To tackle the question, the researchers carried out a unique and ambitious study. The researchers reconstructed more than half a century of judicial data across 143 countries, from 1953 to 2021. To capture access to justice in concrete terms, they focused on one key indicator: the number of judges per 100,000 inhabitants – a direct measure of a country’s capacity to resolve disputes. They then cross-referenced this with GDP per capita, education levels, investment and democracy indicators.

Using econometric methods designed to isolate cause and effect, they tracked a specific metric: what happens in a country when the number of judges rises. By using several instruments to control for factors that could drive both growth and judicial expansion – such as higher public spending – they were able to pinpoint the impact of justice itself. Their conclusion is clear: where justice advances, prosperity follows.

Their estimates show that a 1% increase in the number of judges leads to a rise of about 0.4 percentage points in GDP per capita over five years – an effect comparable to major public investment programs.
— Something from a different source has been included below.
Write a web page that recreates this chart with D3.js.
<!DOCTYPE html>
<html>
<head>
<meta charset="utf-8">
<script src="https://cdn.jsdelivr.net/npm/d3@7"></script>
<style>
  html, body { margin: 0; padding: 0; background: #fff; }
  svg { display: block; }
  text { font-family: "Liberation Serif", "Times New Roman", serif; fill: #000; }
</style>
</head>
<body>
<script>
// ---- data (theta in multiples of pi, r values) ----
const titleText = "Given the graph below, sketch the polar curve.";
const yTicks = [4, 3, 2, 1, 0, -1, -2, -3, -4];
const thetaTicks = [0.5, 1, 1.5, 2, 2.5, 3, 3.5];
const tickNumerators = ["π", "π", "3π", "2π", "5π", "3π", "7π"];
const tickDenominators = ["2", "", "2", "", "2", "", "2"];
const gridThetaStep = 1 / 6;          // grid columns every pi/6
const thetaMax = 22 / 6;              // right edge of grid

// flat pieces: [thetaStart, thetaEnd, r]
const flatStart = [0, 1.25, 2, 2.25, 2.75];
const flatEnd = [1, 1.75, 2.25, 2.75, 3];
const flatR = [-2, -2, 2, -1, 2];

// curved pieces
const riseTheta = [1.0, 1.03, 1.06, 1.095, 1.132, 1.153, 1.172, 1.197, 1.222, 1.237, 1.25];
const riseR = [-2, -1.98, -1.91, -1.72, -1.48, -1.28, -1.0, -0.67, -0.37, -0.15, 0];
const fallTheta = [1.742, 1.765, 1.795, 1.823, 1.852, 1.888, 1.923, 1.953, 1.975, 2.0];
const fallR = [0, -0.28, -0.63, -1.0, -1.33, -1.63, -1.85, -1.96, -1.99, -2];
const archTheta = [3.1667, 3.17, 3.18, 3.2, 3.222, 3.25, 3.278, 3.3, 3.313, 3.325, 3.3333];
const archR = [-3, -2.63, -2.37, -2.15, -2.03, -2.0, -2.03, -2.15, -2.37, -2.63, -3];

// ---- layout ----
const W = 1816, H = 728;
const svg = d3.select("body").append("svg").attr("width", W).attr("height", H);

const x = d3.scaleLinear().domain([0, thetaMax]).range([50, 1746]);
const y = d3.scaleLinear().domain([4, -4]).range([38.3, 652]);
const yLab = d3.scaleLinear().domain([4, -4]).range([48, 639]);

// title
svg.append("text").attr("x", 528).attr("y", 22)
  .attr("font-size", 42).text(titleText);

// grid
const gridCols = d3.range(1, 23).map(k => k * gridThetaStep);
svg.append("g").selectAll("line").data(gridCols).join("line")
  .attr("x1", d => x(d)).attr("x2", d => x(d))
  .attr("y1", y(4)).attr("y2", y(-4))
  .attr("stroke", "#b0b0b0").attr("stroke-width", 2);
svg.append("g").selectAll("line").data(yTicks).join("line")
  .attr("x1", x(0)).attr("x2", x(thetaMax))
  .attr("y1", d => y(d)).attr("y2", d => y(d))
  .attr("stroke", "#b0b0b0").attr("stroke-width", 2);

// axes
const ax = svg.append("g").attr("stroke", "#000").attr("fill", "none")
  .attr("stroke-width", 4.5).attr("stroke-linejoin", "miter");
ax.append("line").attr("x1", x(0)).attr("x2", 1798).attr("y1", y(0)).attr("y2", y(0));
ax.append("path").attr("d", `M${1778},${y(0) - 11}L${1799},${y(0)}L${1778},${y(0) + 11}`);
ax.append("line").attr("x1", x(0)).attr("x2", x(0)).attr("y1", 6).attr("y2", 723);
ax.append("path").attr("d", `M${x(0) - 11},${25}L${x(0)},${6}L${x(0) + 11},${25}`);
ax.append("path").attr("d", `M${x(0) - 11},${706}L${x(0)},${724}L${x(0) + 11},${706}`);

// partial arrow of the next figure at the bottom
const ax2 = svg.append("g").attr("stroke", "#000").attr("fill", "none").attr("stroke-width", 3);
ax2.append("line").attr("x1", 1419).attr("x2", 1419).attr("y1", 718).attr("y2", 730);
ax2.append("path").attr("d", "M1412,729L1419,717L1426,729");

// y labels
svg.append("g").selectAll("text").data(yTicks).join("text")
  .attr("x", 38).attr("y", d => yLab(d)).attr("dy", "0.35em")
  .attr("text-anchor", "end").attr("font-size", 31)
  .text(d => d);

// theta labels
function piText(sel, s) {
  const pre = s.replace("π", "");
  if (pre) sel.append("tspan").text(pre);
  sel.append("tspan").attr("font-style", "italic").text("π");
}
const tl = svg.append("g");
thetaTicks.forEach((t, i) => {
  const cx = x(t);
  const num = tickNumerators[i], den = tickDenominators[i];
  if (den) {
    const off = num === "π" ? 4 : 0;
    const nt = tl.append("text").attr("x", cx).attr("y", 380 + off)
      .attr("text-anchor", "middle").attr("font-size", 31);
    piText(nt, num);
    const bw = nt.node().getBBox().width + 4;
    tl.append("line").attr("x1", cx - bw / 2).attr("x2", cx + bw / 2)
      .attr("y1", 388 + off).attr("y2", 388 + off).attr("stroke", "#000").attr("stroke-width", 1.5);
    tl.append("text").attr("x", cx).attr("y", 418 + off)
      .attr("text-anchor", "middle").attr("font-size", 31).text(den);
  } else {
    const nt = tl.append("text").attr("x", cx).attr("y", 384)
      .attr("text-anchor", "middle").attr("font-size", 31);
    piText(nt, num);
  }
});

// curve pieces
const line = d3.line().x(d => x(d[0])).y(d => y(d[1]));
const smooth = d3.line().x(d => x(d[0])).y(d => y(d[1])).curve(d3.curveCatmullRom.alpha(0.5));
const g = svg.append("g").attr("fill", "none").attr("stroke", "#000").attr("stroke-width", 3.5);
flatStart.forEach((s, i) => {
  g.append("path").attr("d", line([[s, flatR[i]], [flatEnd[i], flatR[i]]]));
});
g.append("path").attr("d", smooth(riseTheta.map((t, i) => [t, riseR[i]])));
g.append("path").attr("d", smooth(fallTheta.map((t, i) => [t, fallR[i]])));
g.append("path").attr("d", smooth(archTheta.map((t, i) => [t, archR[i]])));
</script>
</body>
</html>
The link holds regardless of political system or legal tradition, and is even stronger in developing countries, where the economic return on judicial investment can be twice as high as in wealthier nations.

The Supreme Federal Court of Brazil in session, December 7, 2006. © Fabio Pozzebom/Agência Brasil_CC BY 3.0 BR_Wikipedia

The Supreme Federal Court of Brazil in session, December 7, 2006. © Fabio Pozzebom/Agência Brasil_CC BY 3.0 BR_Wikipedia

Trust as Fuel for the Economy

The connection between justice and development unfolds step by step. Recruiting and training more judges speeds up case processing, lowers costs, and makes going to court a realistic option for citizens and small businesses alike.

That speed changes everything. Contracts are enforced, payments are made on time, investors are reassured. Banks lend more because they trust the courts to resolve disputes efficiently. A strong justice system also holds governments accountable, curbs abuses and reduces corruption. Public money is better spent, and institutions become more credible.

Gradually, trust in the rules of the game unlocks economic initiative, stimulating people to innovate, create, and invest. This effect is even stronger in low-income countries, where each additional judge can resolve very concrete problems – securing property titles, recovering unpaid wages, settling commercial disputes – allowing local economies to breathe. Justice is not only a democratic cornerstone – it is the oil that keeps the economic engine running smoothly. When it works, everything moves faster and more securely. In the end, it could be said that a nation’s wealth is measured by how much its citizens trust the rules that govern them.

References

Deseau, A., Levai, A., Schmiegelow, M. 2025. "Access to justice and economic development: Evidence from an international panel dataset". European Economic Review, 172, 104947.